Pattern: step-level error isolation
interface StepOutcome {
step: string;
status: "success" | "failed" | "skipped";
result?: unknown;
error?: SkillError;
}
async function executeWorkflowSteps(
steps: WorkflowStep[],
ctx: WorkflowContext,
): Promise<StepOutcome[]> {
const outcomes: StepOutcome[] = [];
for (const step of steps) {
// Check if this step's dependencies succeeded
const dependenciesMet = step.dependencies.every((dep) =>
outcomes.find((o) => o.step === dep && o.status === "success"),
);
if (!dependenciesMet) {
outcomes.push({
step: step.name,
status: "skipped",
error: {
message: `Skipped: dependency ${step.dependencies.find((d) => !outcomes.find((o) => o.step === d && o.status === "success"))} did not succeed`,
category: ErrorCategory.LOGIC,
suggestions: ["Fix the failed dependency and retry the workflow"],
retryable: true,
},
});
continue;
}
try {
const result = await withRetry(() => step.execute(ctx));
outcomes.push({ step: step.name, status: "success", result });
} catch (error) {
outcomes.push({
step: step.name,
status: "failed",
error: buildSkillError(error as Error),
});
// If this step is critical, stop the workflow
if (step.critical) {
break;
}
// Otherwise, continue with remaining steps
}
}
return outcomes;
}
This pattern lets non-critical steps fail without stopping everything. A code review workflow might continue even if the complexity analysis step fails. The lint results and test coverage are still worth having on their own.
Reporting partial results
When a workflow completes partially, the skill should clearly communicate what succeeded, what failed, and what got skipped.

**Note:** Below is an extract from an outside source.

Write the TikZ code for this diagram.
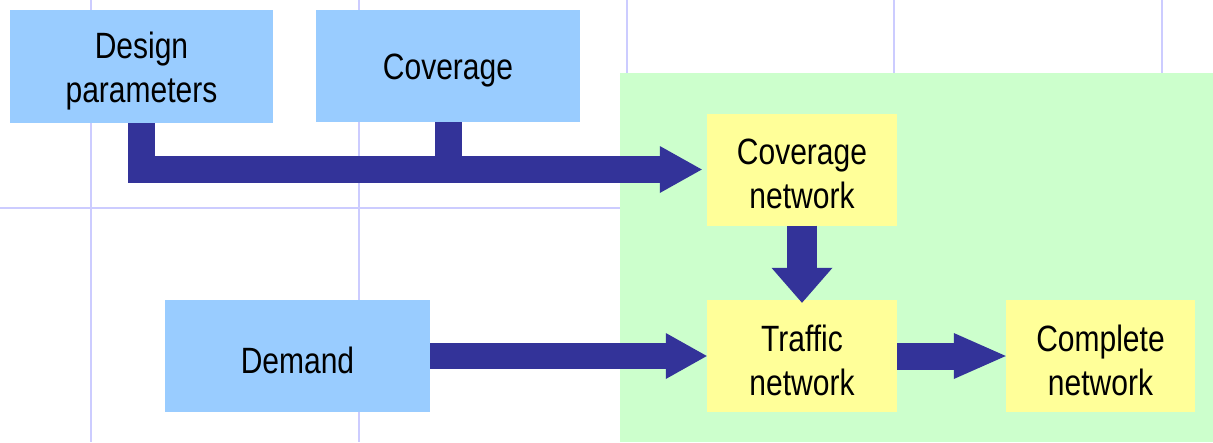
\documentclass[tikz,border=0pt]{standalone}
\usepackage{graphicx}
\usepackage{fontspec}
\setmainfont{Liberation Sans}
\usetikzlibrary{arrows.meta}

\definecolor{inblue}{HTML}{99CCFF}
\definecolor{netyellow}{HTML}{FFFF99}
\definecolor{zonegreen}{HTML}{CCFFCC}
\definecolor{arrowblue}{HTML}{333399}
\definecolor{gridlilac}{HTML}{CCCCFF}

% slide text is drawn a little taller than it is wide, and sits a bit low
\newcommand{\tallword}[1]{\raisebox{-4.5pt}[\height][\depth]{\scalebox{1}[1.22]{#1}}}

\begin{document}
\begin{tikzpicture}[x=1pt, y=-1pt]
	\tikzset{box/.style={rectangle, inner sep=0pt, align=center, text=black,
			font=\fontsize{30}{44}\selectfont},
		inbox/.style={box, fill=inblue},
		netbox/.style={box, fill=netyellow, minimum width=190pt, minimum height=112pt},
		fatarrow/.style={draw=arrowblue, line cap=butt, line join=miter}};

	\useasboundingbox (0,0) rectangle (1213,442);

	% grid of the slide
	\foreach \x in {91, 359, 627, 894, 1162}{
		\draw[gridlilac, line width=2pt] (\x,0) -- (\x,442);
	}
	\draw[gridlilac, line width=2pt] (0,208) -- (1213,208);

	% network zone
	\fill[zonegreen] (620,73) rectangle (1213,442);

	% inputs
	\node[inbox, minimum width=263pt, minimum height=113pt] (design) at (141.5,66.5) {\tallword{Design}\\\tallword{parameters}};
	\node[inbox, minimum width=264pt, minimum height=112pt] (coverage) at (448,66) {\tallword{Coverage}};
	\node[inbox, minimum width=265pt, minimum height=112pt] (demand) at (297.5,356) {\tallword{Demand}};

	% networks
	\node[netbox] (covnet) at (802,169.5) {\tallword{Coverage}\\\tallword{network}};
	\node[netbox] (traffic) at (802,356) {\tallword{Traffic}\\\tallword{network}};
	\node[netbox, minimum width=189pt] (complete) at (1100.5,356) {\tallword{Complete}\\\tallword{network}};

	% connectors
	\draw[fatarrow, line width=27pt] (coverage.south) -- (coverage.south |- covnet.west);
	\draw[fatarrow, line width=27pt, -{Triangle[length=42pt, width=47pt, line width=0pt]}]
		(design.south) |- ([xshift=-5pt]covnet.west);
	\draw[fatarrow, line width=30pt, -{Triangle[length=35pt, width=61pt, line width=0pt]}]
		(covnet.south) -- ([yshift=-3pt]traffic.north);
	\draw[fatarrow, line width=26pt, -{Triangle[length=41pt, width=46pt, line width=0pt]}]
		(demand.east) -- (traffic.west);
	\draw[fatarrow, line width=27pt, -{Triangle[length=52pt, width=46pt, line width=0pt]}]
		(traffic.east) -- (complete.west);

\end{tikzpicture}
\end{document}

def format_partial_result(outcomes: list[StepOutcome]) -> dict:
succeeded = [o for o in outcomes if o.status == "success"]
failed = [o for o in outcomes if o.status == "failed"]

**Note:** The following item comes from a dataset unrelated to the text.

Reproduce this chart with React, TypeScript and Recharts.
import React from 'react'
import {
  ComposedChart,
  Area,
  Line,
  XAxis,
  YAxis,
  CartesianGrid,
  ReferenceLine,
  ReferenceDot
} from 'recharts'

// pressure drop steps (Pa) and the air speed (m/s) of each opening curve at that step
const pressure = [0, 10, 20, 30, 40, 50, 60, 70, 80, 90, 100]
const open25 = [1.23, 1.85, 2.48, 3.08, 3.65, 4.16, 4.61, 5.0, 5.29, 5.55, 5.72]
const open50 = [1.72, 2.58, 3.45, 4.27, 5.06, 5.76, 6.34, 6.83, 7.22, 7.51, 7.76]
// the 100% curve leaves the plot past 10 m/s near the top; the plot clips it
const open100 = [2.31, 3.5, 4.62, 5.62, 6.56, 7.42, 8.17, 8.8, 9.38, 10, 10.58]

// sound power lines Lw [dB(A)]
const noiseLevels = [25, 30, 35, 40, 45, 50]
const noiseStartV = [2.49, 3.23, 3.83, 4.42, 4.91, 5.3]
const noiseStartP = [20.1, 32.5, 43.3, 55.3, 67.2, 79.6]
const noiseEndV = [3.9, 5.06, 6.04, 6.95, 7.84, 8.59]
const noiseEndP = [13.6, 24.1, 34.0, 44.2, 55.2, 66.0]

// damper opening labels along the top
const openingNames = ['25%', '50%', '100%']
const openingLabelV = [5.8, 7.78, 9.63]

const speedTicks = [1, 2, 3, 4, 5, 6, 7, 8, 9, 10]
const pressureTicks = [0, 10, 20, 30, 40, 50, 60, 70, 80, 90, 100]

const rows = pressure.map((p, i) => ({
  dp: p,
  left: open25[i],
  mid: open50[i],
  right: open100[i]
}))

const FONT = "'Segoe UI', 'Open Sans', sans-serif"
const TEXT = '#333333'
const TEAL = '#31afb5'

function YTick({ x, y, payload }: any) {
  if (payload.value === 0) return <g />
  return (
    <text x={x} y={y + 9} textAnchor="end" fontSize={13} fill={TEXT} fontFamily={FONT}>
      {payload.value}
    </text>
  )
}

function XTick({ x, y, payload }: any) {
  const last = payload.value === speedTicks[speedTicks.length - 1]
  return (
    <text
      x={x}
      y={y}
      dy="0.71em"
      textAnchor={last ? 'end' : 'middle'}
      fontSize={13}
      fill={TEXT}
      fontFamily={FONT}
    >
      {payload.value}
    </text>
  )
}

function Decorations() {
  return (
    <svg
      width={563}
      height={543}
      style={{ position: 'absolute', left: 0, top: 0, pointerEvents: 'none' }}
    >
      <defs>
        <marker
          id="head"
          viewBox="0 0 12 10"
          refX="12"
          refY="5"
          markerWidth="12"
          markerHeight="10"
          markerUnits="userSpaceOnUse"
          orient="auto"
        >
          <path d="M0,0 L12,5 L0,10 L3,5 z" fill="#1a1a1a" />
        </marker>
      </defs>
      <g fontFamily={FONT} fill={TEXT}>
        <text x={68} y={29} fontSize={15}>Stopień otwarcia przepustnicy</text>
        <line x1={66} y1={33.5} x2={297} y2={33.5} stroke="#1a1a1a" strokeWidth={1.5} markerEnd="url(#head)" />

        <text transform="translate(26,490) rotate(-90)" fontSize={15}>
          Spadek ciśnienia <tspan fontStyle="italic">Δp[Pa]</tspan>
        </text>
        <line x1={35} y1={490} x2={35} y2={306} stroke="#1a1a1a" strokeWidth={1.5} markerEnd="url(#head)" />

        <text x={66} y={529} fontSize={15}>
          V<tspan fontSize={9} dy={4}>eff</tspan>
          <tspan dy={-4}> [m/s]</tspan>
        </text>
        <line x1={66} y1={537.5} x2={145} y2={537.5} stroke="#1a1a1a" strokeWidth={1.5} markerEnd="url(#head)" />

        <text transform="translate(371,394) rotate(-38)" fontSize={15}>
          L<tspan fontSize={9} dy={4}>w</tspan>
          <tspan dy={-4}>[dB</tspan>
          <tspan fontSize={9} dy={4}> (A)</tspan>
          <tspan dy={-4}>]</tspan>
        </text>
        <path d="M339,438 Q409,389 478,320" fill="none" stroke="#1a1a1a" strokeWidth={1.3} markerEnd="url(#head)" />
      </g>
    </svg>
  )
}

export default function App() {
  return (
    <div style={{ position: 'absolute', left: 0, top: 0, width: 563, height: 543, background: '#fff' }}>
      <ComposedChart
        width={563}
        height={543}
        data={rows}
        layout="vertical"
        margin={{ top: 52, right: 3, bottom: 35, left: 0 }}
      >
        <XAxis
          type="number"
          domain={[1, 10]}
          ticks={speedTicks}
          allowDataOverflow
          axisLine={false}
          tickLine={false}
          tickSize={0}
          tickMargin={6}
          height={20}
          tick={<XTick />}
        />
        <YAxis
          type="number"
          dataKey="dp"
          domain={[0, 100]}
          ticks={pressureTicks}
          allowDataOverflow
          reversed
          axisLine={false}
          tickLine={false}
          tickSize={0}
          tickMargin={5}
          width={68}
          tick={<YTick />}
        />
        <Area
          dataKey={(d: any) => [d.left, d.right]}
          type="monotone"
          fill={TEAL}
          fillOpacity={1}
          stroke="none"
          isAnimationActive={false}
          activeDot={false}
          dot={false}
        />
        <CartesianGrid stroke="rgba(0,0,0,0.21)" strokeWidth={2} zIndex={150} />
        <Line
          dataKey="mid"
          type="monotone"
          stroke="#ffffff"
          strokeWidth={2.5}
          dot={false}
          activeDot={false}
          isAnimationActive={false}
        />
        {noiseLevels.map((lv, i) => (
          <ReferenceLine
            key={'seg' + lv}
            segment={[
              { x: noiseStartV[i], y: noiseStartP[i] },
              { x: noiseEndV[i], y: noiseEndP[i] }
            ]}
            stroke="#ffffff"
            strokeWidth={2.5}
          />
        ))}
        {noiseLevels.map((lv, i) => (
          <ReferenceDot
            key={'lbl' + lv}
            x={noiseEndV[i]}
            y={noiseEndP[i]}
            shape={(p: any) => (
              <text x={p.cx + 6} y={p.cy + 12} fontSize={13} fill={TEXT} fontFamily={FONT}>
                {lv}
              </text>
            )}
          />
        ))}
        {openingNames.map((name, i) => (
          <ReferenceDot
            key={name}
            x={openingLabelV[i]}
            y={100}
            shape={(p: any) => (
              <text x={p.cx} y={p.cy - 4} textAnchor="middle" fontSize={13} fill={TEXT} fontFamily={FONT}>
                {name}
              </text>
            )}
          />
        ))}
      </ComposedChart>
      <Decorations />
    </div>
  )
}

skipped = [o for o in outcomes if o.status == "skipped"]
return {
"completed": len(succeeded) == len(outcomes),
"summary": (
f"{len(succeeded)} of {len(outcomes)} steps completed. "

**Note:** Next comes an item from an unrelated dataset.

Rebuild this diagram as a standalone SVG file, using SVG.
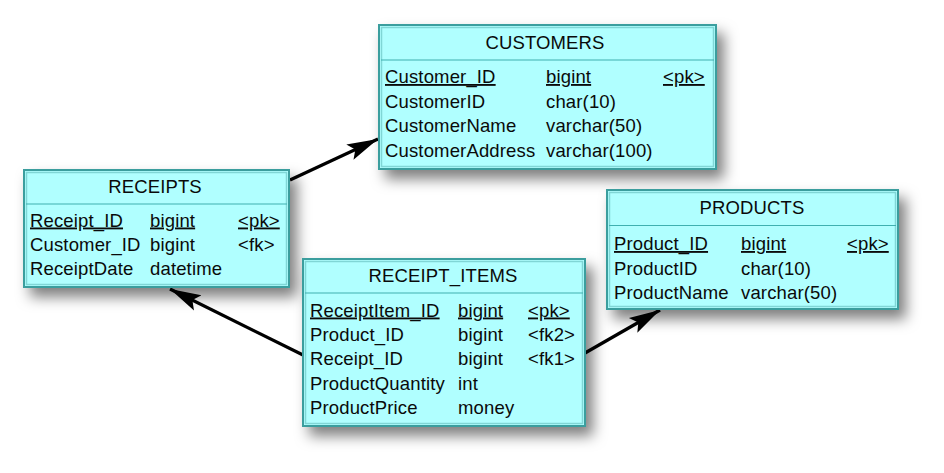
<svg xmlns="http://www.w3.org/2000/svg" width="944" height="473" viewBox="0 0 944 473">
<defs>
<style>
.box{fill:#b0ffff;stroke:#3a9e9e;stroke-width:2}
.inner{fill:none;stroke:#80d6d6;stroke-width:1.5}
.div{stroke:#3fb0b0;stroke-width:1.2}
text{font-family:"Liberation Sans",Arial,sans-serif;font-size:18.5px;letter-spacing:0.15px;fill:#0a0a0a}
.h{text-anchor:middle}
.u{text-decoration:underline}
.conn{stroke:#000;stroke-width:3.2;fill:none}
</style>
<filter id="sh" x="-20%" y="-20%" width="150%" height="170%">
<feDropShadow dx="7" dy="9" stdDeviation="7" flood-color="#000" flood-opacity="0.5"/>
</filter>
<marker id="ah" markerUnits="userSpaceOnUse" markerWidth="34" markerHeight="22" refX="31" refY="11" orient="auto">
<path d="M0,2.5 L31,11 L0,19.5 L6,11 Z" fill="#000"/>
</marker>
</defs>
<rect width="944" height="473" fill="#fff"/>
<g id="connectors">
<line class="conn" x1="290" y1="180" x2="378" y2="139" marker-end="url(#ah)"/>
<line class="conn" x1="303" y1="355" x2="170" y2="289" marker-end="url(#ah)"/>
<line class="conn" x1="585" y1="353" x2="660" y2="310" marker-end="url(#ah)"/>
</g>
<g id="customers">
<rect class="box" x="379" y="25" width="337" height="144" filter="url(#sh)"/>
<rect class="inner" x="381.5" y="27.5" width="332" height="139"/>
<line class="div" x1="381" y1="60" x2="714" y2="60"/>
<text class="h" x="545" y="49">CUSTOMERS</text>
<text class="u" x="385" y="83">Customer_ID</text><text class="u" x="546" y="83">bigint</text><text class="u" x="663" y="83">&lt;pk&gt;</text>
<text x="385" y="107.5">CustomerID</text><text x="546" y="107.5">char(10)</text>
<text x="385" y="132">CustomerName</text><text x="546" y="132">varchar(50)</text>
<text x="385" y="156.5">CustomerAddress</text><text x="546" y="156.5">varchar(100)</text>
</g>
<g id="receipts">
<rect class="box" x="24" y="170" width="265" height="117" filter="url(#sh)"/>
<rect class="inner" x="26.5" y="172.5" width="260" height="112"/>
<line class="div" x1="26" y1="204" x2="287" y2="204"/>
<text class="h" x="155" y="193">RECEIPTS</text>
<text class="u" x="30" y="226.5">Receipt_ID</text><text class="u" x="150" y="226.5">bigint</text><text class="u" x="238" y="226.5">&lt;pk&gt;</text>
<text x="30" y="250.5">Customer_ID</text><text x="150" y="250.5">bigint</text><text x="238" y="250.5">&lt;fk&gt;</text>
<text x="30" y="275">ReceiptDate</text><text x="150" y="275">datetime</text>
</g>
<g id="receipt_items">
<rect class="box" x="303" y="259" width="282" height="167" filter="url(#sh)"/>
<rect class="inner" x="305.5" y="261.5" width="277" height="162"/>
<line class="div" x1="305" y1="293" x2="583" y2="293"/>
<text class="h" x="443" y="282">RECEIPT_ITEMS</text>
<text class="u" x="310" y="316.5">ReceiptItem_ID</text><text class="u" x="458" y="316.5">bigint</text><text class="u" x="528" y="316.5">&lt;pk&gt;</text>
<text x="310" y="340.5">Product_ID</text><text x="458" y="340.5">bigint</text><text x="528" y="340.5">&lt;fk2&gt;</text>
<text x="310" y="365">Receipt_ID</text><text x="458" y="365">bigint</text><text x="528" y="365">&lt;fk1&gt;</text>
<text x="310" y="389.5">ProductQuantity</text><text x="458" y="389.5">int</text>
<text x="310" y="414">ProductPrice</text><text x="458" y="414">money</text>
</g>
<g id="products">
<rect class="box" x="607" y="190" width="291" height="119" filter="url(#sh)"/>
<rect class="inner" x="609.5" y="192.5" width="286" height="114"/>
<line class="div" x1="609" y1="225.5" x2="896" y2="225.5"/>
<text class="h" x="752" y="214">PRODUCTS</text>
<text class="u" x="614" y="250">Product_ID</text><text class="u" x="741" y="250">bigint</text><text class="u" x="847" y="250">&lt;pk&gt;</text>
<text x="614" y="274.5">ProductID</text><text x="741" y="274.5">char(10)</text>
<text x="614" y="299">ProductName</text><text x="741" y="299">varchar(50)</text>
</g>
</svg>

f"{len(failed)} failed, {len(skipped)} skipped."
),
"succeeded": [o.step for o in succeeded],
"failed": [
{"step": o.step, "error": o.error.message}
for o in failed
],
"skipped": [o.step for o in skipped],
"suggestions": _generate_recovery_suggestions(failed),
}
Key takeaways
-
Categorize errors first, then route them. Transient errors get retries. Input errors get correction suggestions. Permission errors get escalated.
-
Use exponential backoff with jitter for retries. Naive immediate retries make things worse. Always cap the number of attempts and total elapsed time.
-
Build fallback chains. When the primary approach fails, have alternative strategies ready. Return degraded results rather than nothing.
-
Make error messages actionable. Tell the agent what went wrong, whether it should retry, and what alternatives exist. Include similar matches for likely typos.
-
Preserve partial progress. In multi-step workflows, isolate failures to individual steps. Report what succeeded alongside what failed so the agent can make an informed decision about how to proceed.
-
Know when to stop. After exhausting retries and fallbacks, escalate to the user with a clear explanation. Endless automatic recovery wastes context and time.